+++ Source material +++

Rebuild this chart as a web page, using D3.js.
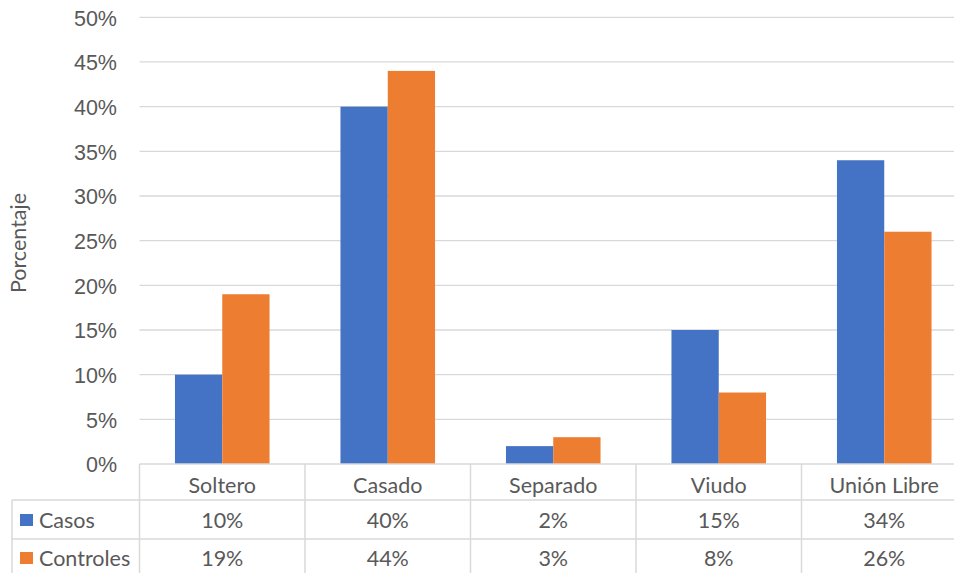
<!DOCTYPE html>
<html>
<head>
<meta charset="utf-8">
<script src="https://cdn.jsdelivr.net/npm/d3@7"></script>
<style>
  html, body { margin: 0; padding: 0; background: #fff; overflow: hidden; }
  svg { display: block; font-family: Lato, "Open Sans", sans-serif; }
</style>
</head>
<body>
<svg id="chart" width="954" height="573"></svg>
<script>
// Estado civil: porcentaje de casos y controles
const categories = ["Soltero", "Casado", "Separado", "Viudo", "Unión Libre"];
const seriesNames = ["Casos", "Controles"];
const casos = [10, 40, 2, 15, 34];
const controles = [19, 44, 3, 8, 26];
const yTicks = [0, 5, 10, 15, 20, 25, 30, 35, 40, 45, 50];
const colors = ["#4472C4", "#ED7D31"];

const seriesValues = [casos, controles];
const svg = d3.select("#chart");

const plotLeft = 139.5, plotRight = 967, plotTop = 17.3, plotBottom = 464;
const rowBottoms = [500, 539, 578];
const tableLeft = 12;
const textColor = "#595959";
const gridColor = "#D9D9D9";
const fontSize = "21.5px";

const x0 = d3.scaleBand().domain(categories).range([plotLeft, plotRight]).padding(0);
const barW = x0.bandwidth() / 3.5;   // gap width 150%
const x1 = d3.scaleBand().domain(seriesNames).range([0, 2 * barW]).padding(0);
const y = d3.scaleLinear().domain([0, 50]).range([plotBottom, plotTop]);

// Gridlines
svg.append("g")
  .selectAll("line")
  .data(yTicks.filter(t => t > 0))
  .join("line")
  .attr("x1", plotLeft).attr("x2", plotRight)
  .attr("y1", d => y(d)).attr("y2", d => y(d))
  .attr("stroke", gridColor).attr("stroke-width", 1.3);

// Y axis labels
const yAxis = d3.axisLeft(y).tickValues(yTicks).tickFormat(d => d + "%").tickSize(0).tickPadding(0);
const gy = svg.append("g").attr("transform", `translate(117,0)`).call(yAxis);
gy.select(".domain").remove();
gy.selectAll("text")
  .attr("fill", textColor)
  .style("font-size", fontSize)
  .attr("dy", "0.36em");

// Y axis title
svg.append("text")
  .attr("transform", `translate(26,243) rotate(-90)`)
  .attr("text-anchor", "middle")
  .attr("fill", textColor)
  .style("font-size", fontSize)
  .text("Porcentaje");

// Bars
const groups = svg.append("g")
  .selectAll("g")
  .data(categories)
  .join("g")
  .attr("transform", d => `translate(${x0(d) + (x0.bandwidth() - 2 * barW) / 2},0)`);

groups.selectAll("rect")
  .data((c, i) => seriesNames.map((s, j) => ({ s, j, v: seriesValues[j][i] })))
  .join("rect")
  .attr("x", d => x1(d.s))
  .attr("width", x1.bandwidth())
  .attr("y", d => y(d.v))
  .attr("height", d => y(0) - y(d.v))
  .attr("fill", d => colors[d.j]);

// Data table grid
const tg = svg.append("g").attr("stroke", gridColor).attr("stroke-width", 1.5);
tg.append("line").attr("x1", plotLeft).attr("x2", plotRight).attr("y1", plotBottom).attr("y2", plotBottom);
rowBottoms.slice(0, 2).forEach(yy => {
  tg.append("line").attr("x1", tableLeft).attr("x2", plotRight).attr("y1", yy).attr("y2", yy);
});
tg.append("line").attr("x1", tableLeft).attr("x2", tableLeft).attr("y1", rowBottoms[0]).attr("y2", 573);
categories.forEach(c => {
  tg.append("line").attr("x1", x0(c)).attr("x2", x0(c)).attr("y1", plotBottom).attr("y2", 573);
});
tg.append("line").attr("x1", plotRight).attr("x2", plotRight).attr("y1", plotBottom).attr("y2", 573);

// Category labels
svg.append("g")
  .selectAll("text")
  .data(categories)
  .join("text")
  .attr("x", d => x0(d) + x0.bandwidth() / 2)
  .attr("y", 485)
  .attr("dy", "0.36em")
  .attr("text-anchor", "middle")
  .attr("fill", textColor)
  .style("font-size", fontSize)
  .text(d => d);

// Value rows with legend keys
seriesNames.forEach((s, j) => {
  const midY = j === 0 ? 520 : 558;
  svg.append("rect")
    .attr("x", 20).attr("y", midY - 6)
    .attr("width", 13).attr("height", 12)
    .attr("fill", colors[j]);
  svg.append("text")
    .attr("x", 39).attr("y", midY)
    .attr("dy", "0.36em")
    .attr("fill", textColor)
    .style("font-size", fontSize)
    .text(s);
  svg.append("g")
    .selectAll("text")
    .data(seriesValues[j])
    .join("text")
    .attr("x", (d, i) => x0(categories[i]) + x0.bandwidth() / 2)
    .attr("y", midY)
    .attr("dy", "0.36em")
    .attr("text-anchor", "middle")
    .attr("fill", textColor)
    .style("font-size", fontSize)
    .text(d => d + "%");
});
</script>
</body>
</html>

+++

= Stated problem =
Pick out the lines containing the string "chart" and show them.

= Final answer =
Rebuild this chart as a web page, using D3.js.
<svg id="chart" width="954" height="573"></svg>
const svg = d3.select("#chart");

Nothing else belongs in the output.